The Corner

The Rush to Impose Reason on Horror

I haven’t written much about the Newtown shooting. I did write my first column of the week about it because I felt I had to chime in. But I resented it. Maybe it’s because I’m becoming too sentimental about kids. Maybe it’s because I’m sick to death of death. Maybe it’s some other personal failing on my part, but I nonetheless resent being dragged into the political maw so quickly after a bunch of little kids were picked off by a madman with a gun. I agree with 90 percent of the things written by my colleagues about guns and gun control and the Second Amendment over the last week, but I nonetheless find it a bit grotesque that it’s necessary for anyone to be celebrating or defending guns before these little, little, kids have even been buried. It feels indecent to me. 
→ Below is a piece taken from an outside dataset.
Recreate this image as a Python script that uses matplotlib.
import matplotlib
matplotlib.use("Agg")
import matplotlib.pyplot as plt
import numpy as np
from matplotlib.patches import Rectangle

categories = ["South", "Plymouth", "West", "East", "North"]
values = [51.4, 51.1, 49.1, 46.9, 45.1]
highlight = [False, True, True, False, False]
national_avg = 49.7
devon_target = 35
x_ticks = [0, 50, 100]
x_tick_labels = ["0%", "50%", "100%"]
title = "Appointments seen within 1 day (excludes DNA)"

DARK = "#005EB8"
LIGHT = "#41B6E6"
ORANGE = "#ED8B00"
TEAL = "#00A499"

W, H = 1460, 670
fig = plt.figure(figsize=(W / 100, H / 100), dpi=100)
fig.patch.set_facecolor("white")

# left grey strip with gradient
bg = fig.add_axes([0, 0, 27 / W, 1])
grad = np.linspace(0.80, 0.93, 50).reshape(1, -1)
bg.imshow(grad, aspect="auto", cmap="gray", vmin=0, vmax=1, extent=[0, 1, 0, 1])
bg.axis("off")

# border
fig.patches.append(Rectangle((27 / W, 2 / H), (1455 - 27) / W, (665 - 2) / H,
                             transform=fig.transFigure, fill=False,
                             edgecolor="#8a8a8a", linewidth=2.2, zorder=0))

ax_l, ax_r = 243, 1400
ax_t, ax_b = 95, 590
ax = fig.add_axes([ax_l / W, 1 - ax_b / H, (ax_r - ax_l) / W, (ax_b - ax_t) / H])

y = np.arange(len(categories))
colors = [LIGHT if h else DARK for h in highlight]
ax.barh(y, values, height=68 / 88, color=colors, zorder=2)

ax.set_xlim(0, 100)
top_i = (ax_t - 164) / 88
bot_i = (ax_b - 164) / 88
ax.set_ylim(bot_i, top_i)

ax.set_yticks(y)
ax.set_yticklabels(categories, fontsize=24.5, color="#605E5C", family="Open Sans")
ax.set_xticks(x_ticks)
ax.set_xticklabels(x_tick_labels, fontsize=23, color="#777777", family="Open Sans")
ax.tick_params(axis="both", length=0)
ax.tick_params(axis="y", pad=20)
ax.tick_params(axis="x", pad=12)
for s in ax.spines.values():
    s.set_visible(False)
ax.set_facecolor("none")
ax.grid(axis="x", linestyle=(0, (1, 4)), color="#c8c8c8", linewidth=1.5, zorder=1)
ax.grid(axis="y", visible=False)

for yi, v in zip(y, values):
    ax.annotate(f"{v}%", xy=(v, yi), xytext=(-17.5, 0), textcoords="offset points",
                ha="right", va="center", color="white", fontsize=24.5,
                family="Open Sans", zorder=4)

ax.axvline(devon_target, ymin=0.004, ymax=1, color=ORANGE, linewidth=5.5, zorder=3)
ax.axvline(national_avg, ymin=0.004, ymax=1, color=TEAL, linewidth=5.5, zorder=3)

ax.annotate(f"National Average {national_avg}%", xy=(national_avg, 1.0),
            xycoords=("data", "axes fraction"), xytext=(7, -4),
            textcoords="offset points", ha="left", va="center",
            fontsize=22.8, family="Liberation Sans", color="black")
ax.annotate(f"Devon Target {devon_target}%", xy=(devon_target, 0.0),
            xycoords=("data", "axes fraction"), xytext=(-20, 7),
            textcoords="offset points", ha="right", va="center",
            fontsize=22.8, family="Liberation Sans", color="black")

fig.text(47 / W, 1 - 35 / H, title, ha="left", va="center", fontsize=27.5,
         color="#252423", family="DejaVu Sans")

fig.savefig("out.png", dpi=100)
And, yes, I understand fully that this is what the proponents of gun control are hoping for. They are driven with the unseemly desire to exploit the unseemliness of defending gun rights at a moment when gun rights are at their maximum vulnerability. And so it may be necessary to push back on the hysteria and misinformation being peddled 24 hours a day by those desperate not to let this crisis go to waste. But, please, don’t tell me that there’s nothing unseemly about it. Even the NRA recognizes this basic fact, which is why they wisely clam up after such tragedies. Would that their enemies — and some of those on the right all too grateful for the opportunity to celebrate guns — had the same restraint. 

But it’s not just the gun debate. Fighters are rushing to their corners in all sorts of ways. Here’s Jim Sleeper making a parody of himself by muttering something about segregationists and gun owners. Yesterday, Barack Obama slyly suggested that the shooting in Newtown is a good reason for Republicans to cave on tax hikes. That’s grotesque.
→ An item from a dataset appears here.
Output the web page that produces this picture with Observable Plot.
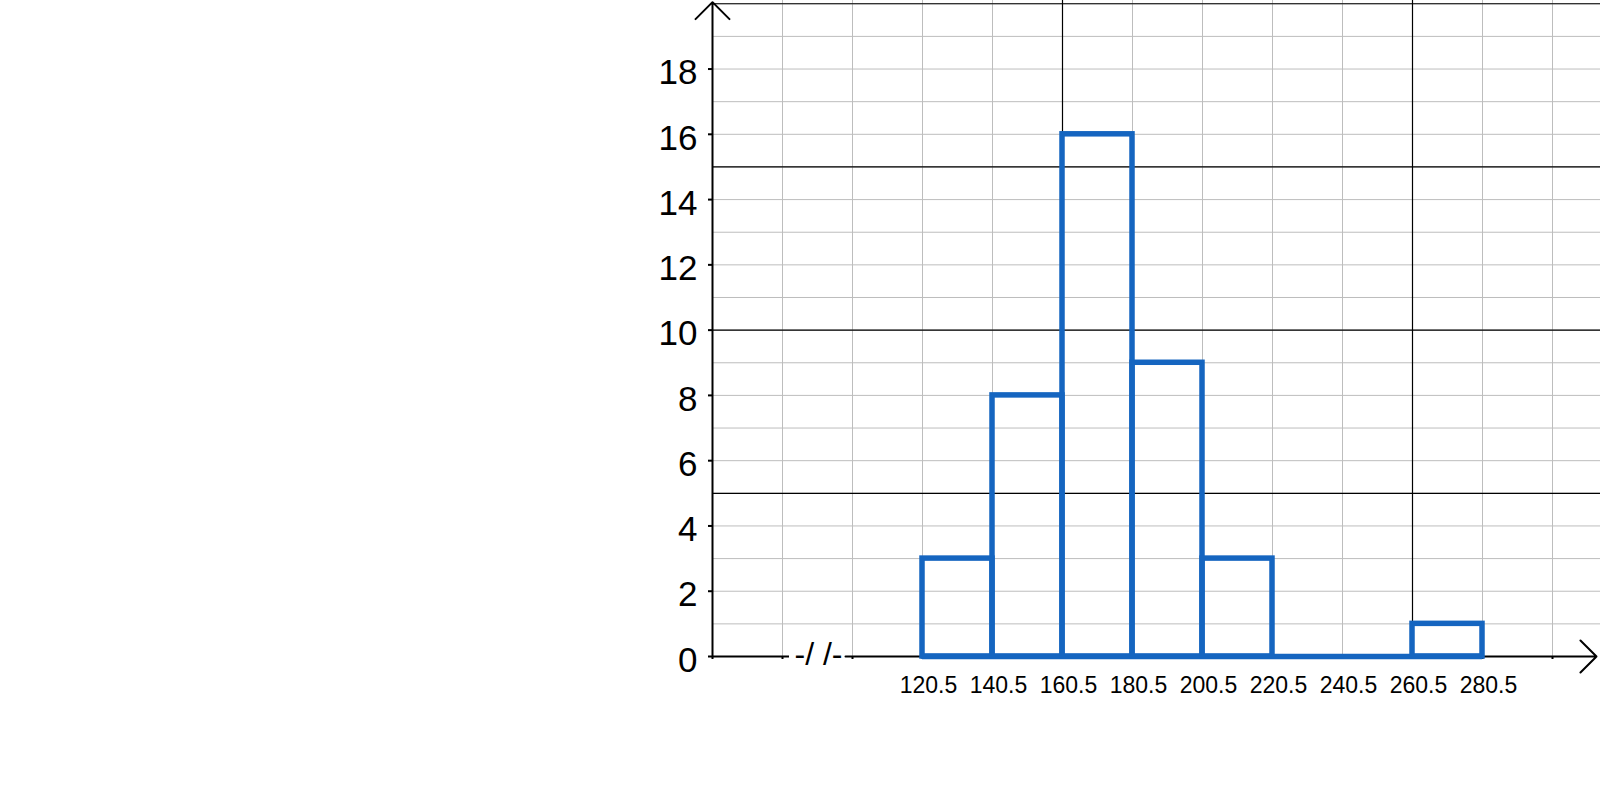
<!DOCTYPE html>
<html>
<head>
<meta charset="utf-8">
<script src="https://cdn.jsdelivr.net/npm/d3@7"></script>
<script src="https://cdn.jsdelivr.net/npm/@observablehq/plot@0.6"></script>
<style>
  html, body { margin: 0; padding: 0; background: #fff; }
  svg { display: block; }
  [aria-label^="x-axis"] line, [aria-label^="x-axis"] path,
  [aria-label^="y-axis"] line, [aria-label^="y-axis"] path { stroke-width: 2px; }
</style>
</head>
<body>
<div id="chart"></div>
<script>
// ---- data ----
const classEdges = [120.5, 140.5, 160.5, 180.5, 200.5, 220.5, 240.5, 260.5, 280.5];
const frequencies = [3, 8, 16, 9, 3, 0, 0, 1];
const yTickValues = [0, 2, 4, 6, 8, 10, 12, 14, 16, 18];
const edgeLabels = ["120.5", "140.5", "160.5", "180.5", "200.5", "220.5", "240.5", "260.5", "280.5"];
const breakSymbol = "-/ /-";

// ---- layout ----
const W = 1600, H = 788;
const mLeft = 712, mBottom = 132;
const classWidth = 20;
const xOrigin = classEdges[0] - 3 * classWidth;      // value where the y-axis crosses
const pxPerUnit = 70 / classWidth;
const xMax = xOrigin + (W - mLeft) / pxPerUnit;
const yTop = 20.1;
const blue = "#1565C0";
const breakX = xOrigin + 1.5 * classWidth;
const breakHalf = 8;

const bars = frequencies.map((f, i) => ({x1: classEdges[i], x2: classEdges[i + 1], f}));
const barsNonZero = bars.filter(d => d.f > 0);
const labels = edgeLabels.map((t, i) => ({x: classEdges[i], t}));

const minorX = d3.range(xOrigin + classWidth, xMax, classWidth);
const majorX = d3.range(xOrigin + 5 * classWidth, xMax, 5 * classWidth);
const minorY = d3.range(1, 21);
const majorY = [5, 10, 15, 20];

const plot = Plot.plot({
  width: W,
  height: H,
  marginLeft: mLeft,
  marginRight: 0,
  marginTop: 0,
  marginBottom: mBottom,
  style: {fontFamily: "'Liberation Sans', Arial, sans-serif", background: "white", overflow: "visible", color: "black"},
  x: {domain: [xOrigin, xMax], ticks: d3.range(xOrigin, xMax, classWidth), tickSize: 3, tickFormat: () => "", label: null},
  y: {domain: [0, yTop], ticks: yTickValues, tickSize: 4, tickFormat: () => "", label: null},
  marks: [
    Plot.ruleX(minorX, {y1: 0, y2: yTop, stroke: "#bdbdbd", strokeWidth: 1}),
    Plot.ruleY(minorY, {x1: xOrigin, x2: xMax, stroke: "#bdbdbd", strokeWidth: 1}),
    Plot.ruleX(majorX, {y1: 0, y2: yTop, stroke: "black", strokeWidth: 1.2}),
    Plot.ruleY(majorY, {x1: xOrigin, x2: xMax, stroke: "black", strokeWidth: 1.2}),
    // y-axis with arrow
    Plot.arrow([0], {x1: xOrigin, y1: 0, x2: xOrigin, y2: 20.05, stroke: "black", strokeWidth: 2, headAngle: 90, headLength: 18}),
    // x-axis: broken segment + arrow
    Plot.ruleY([0], {x1: xOrigin, x2: breakX - breakHalf, stroke: "black", strokeWidth: 2}),
    Plot.arrow([0], {x1: breakX + breakHalf, y1: 0, x2: xOrigin + 884 / pxPerUnit, y2: 0, stroke: "black", strokeWidth: 2, headAngle: 90, headLength: 17}),
    Plot.text([breakSymbol], {x: breakX, y: 0, text: d => d, fontSize: 32, lineAnchor: "middle", dx: 1, dy: -2, fill: "black"}),
    // histogram
    Plot.ruleY([0], {x1: classEdges[0], x2: classEdges[classEdges.length - 1], stroke: blue, strokeWidth: 5.5}),
    Plot.rect(barsNonZero, {x1: "x1", x2: "x2", y1: 0, y2: "f", fill: "none", stroke: blue, strokeWidth: 5.5}),
    // labels
    Plot.text(yTickValues, {x: xOrigin, y: d => d, text: d => String(d), textAnchor: "end", dx: -15, dy: 4, fontSize: 35, lineAnchor: "middle", fill: "black"}),
    Plot.text(labels, {x: "x", y: 0, text: "t", dx: 6, dy: 29, fontSize: 23, lineAnchor: "middle", fill: "black"})
  ]
});
document.getElementById("chart").appendChild(plot);
</script>
</body>
</html>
And here’s our friend Charlotte Allen, writing for NRO. Allen says some things I agree with here, but her effort to blame this tragedy, at least partly, on the fact that it was a “feminized” setting strikes me as somewhat perverse; if only there were real men there to attack the murderer with chairs or staplers or something. First, I find this utterly unpersuasive, in part because she makes little effort to persuade. Plenty of men have been killed in other mass slaughters, some of them in the process of trying to tackle the shooter. And women, including the Newtown school principal, have been killed in the same manner. Indeed, as others have noted, Allen gets the facts wrong about how many men worked at the school anyway. 
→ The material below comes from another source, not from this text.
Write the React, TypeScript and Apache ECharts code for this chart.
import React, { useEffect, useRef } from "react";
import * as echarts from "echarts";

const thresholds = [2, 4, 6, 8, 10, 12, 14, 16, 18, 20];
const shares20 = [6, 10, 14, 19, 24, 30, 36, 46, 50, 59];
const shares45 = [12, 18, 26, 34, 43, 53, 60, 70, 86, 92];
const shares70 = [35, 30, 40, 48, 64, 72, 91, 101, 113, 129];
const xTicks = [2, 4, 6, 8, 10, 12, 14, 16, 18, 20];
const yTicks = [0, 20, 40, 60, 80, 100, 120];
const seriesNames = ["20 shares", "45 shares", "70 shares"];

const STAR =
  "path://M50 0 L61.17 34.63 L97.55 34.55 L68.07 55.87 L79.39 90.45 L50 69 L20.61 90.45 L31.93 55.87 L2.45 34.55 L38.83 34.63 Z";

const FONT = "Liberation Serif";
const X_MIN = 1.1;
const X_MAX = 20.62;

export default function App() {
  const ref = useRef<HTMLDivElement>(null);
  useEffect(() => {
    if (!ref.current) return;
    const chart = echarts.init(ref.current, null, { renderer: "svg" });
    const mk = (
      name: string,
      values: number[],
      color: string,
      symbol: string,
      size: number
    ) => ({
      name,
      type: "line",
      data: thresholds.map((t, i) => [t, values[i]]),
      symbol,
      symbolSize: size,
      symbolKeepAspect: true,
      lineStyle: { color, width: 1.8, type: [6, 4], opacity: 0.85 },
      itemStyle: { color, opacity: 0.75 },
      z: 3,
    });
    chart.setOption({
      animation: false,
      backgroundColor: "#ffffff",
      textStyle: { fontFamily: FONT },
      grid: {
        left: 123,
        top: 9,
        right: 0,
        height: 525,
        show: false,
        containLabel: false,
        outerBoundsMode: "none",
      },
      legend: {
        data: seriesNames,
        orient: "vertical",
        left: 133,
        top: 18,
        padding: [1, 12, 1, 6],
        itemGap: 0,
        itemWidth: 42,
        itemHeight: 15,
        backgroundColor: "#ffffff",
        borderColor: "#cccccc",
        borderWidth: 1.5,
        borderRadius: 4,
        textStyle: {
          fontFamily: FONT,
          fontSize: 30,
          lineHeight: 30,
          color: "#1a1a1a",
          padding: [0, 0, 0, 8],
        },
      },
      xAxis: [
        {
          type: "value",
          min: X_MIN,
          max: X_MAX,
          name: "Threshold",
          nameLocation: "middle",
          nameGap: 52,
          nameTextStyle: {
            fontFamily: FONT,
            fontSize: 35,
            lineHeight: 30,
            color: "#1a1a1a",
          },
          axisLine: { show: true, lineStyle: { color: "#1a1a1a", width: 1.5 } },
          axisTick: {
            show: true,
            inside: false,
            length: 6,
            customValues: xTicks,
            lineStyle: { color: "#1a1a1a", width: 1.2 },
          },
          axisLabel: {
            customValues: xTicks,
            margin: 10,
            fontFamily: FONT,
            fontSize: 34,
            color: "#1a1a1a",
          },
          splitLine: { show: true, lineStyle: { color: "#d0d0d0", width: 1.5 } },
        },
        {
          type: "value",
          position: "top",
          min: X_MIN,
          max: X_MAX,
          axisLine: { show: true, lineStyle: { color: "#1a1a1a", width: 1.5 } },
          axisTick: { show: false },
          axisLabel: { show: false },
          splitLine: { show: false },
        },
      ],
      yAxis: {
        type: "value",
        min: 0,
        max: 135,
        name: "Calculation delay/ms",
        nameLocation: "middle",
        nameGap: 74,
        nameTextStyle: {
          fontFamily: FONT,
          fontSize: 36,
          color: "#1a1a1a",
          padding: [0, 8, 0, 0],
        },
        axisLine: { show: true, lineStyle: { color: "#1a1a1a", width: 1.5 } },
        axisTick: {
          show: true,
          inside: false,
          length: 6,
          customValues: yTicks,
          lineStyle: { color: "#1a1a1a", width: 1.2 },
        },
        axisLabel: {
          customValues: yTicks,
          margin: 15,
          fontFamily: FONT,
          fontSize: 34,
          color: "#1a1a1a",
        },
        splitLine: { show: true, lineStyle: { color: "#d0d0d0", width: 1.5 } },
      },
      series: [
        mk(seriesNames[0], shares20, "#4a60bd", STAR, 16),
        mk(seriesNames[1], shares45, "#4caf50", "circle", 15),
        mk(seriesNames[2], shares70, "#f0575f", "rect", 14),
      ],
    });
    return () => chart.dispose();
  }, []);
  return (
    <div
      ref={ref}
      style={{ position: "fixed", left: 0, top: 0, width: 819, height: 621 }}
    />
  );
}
But even if she had the facts right, so what? I’m all for arguments against the feminizing of the culture, the Nanny state, etc. But if those arguments take us to a place where some school — or the parents who sent their kids there — deserve the slightest suggestion of blame for this kind of slaughter, that’s where I get off the bus. And not just because blaming the victim, even obliquely, in a tragedy like this is unacceptable, but also because it assumes that such crimes are simply a fact of life so all of society should simply “man up” and get ready for them. But most of all, arguments like this bother me because they come ready-made off the shelf. 

The other night on “Special Report,” Bret Baier read an e-mail from a viewer:

“I would like to hear some discussion regarding the media coverage of the terrible school shooting, and indescribably sad situation in Connecticut. If SPECIAL REPORT won’t do it, no one will. I cannot be the only one to find the endless coverage troubling for what it says about the media and its viewers. We seem to be a society which insists on concrete answers rather than coping with the incomprehensible, which personifies through vicarious experience, seeking tragic catharsis without giving due respect to reality. Thinking this way does — does not lessen the horror of what has happened in Sandy Hook and what is happening to those involved. It simply acknowledges that no amount of TV coverage can lessen it or make observers a part of it. And that only our respectful sympathy is appropriate. It has happened to them, not to us.” 

This touches on exactly my problem with all of this. 

The human need to “do something” is primal after moments like this, not just for those in mourning but for those who want to help those in mourning. Most of us who’ve lost a loved one know someone — or perhaps ourselves — who had to cook, or organize, or clean, or plan or do anything that lets us grasp the handrail of sanity or hold at bay the uncompromising vacuum of grief, if only temporarily. Likewise, we’ve known people who’ve implored us: What can I do? Is there anything I can do? But, often, trying to translate human impulses into government responses is the source of great folly. 

Contrary to a lot of sloppy prepackaged rhetoric, these weren’t “our” children. They were their parents’ children. To claim otherwise is to try to purchase the sympathy rightly reserved for the grieving on the cheap. Still, we can imagine, at least a little, that they were ours. We can glimpse, however imperfectly, what that horror would be like for ourselves, and touching the dread that lurks just beyond reason we instinctively try to impose reason upon it. 

In the wake of the slaughter, there are arguments I agree with and arguments I find ridiculous. And everything in between. What I dislike is the immediate rush to turn the slaughter into an any argument at all. The problem, alas, is that the moment one “side” tries to translate this carnage into a public-policy victory, arguments are not only inevitable but required. Because in a democracy, the way you make laws is by arguing over them first. I just resent the forced necessity of it all. I wish the parents could just bury their children first.